Task requirements
Copy each line of the data below exactly, leaving out pictures.
Start Supplied material
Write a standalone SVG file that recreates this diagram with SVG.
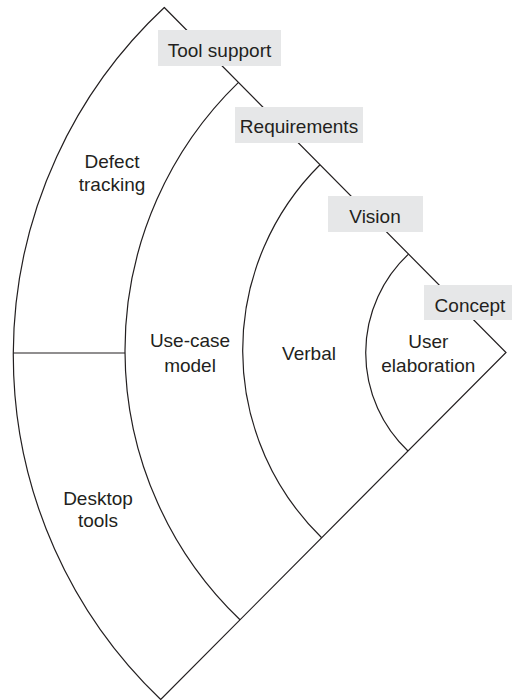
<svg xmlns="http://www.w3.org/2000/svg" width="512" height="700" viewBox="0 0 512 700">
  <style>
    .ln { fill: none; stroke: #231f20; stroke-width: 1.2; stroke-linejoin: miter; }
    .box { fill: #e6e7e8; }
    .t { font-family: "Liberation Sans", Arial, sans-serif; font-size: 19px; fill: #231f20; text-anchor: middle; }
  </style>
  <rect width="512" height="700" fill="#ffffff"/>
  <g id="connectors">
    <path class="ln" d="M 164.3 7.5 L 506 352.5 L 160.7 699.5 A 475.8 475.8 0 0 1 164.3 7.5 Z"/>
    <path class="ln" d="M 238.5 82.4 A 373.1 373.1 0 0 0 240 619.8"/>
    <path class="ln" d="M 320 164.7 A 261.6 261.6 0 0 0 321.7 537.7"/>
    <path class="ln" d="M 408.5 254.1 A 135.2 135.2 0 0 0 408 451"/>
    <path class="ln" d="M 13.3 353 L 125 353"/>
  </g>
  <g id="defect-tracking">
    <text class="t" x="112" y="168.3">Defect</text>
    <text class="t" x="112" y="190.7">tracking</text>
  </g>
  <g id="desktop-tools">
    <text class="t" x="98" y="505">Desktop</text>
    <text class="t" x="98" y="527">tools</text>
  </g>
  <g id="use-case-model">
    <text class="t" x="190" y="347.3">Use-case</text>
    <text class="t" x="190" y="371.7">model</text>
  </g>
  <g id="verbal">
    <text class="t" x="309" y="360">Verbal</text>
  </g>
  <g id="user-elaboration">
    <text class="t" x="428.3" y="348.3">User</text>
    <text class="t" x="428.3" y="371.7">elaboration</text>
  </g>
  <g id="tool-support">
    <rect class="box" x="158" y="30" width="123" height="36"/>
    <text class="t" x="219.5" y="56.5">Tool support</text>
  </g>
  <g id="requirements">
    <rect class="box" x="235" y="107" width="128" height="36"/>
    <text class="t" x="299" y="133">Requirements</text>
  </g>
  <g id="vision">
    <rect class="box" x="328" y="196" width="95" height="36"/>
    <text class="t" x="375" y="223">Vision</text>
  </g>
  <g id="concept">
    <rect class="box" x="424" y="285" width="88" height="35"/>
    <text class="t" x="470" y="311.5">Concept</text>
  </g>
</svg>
End Supplied material
Solution for this exercise
Write a standalone SVG file that recreates this diagram with SVG.
<svg xmlns="http://www.w3.org/2000/svg" width="512" height="700" viewBox="0 0 512 700">
  <style>
    .ln { fill: none; stroke: #231f20; stroke-width: 1.2; stroke-linejoin: miter; }
    .box { fill: #e6e7e8; }
    .t { font-family: "Liberation Sans", Arial, sans-serif; font-size: 19px; fill: #231f20; text-anchor: middle; }
  </style>
  <rect width="512" height="700" fill="#ffffff"/>
  <g id="connectors">
    <path class="ln" d="M 164.3 7.5 L 506 352.5 L 160.7 699.5 A 475.8 475.8 0 0 1 164.3 7.5 Z"/>
    <path class="ln" d="M 238.5 82.4 A 373.1 373.1 0 0 0 240 619.8"/>
    <path class="ln" d="M 320 164.7 A 261.6 261.6 0 0 0 321.7 537.7"/>
    <path class="ln" d="M 408.5 254.1 A 135.2 135.2 0 0 0 408 451"/>
    <path class="ln" d="M 13.3 353 L 125 353"/>
  </g>
  <g id="defect-tracking">
    <text class="t" x="112" y="168.3">Defect</text>
    <text class="t" x="112" y="190.7">tracking</text>
  </g>
  <g id="desktop-tools">
    <text class="t" x="98" y="505">Desktop</text>
    <text class="t" x="98" y="527">tools</text>
  </g>
  <g id="use-case-model">
    <text class="t" x="190" y="347.3">Use-case</text>
    <text class="t" x="190" y="371.7">model</text>
  </g>
  <g id="verbal">
    <text class="t" x="309" y="360">Verbal</text>
  </g>
  <g id="user-elaboration">
    <text class="t" x="428.3" y="348.3">User</text>
    <text class="t" x="428.3" y="371.7">elaboration</text>
  </g>
  <g id="tool-support">
    <rect class="box" x="158" y="30" width="123" height="36"/>
    <text class="t" x="219.5" y="56.5">Tool support</text>
  </g>
  <g id="requirements">
    <rect class="box" x="235" y="107" width="128" height="36"/>
    <text class="t" x="299" y="133">Requirements</text>
  </g>
  <g id="vision">
    <rect class="box" x="328" y="196" width="95" height="36"/>
    <text class="t" x="375" y="223">Vision</text>
  </g>
  <g id="concept">
    <rect class="box" x="424" y="285" width="88" height="35"/>
    <text class="t" x="470" y="311.5">Concept</text>
  </g>
</svg>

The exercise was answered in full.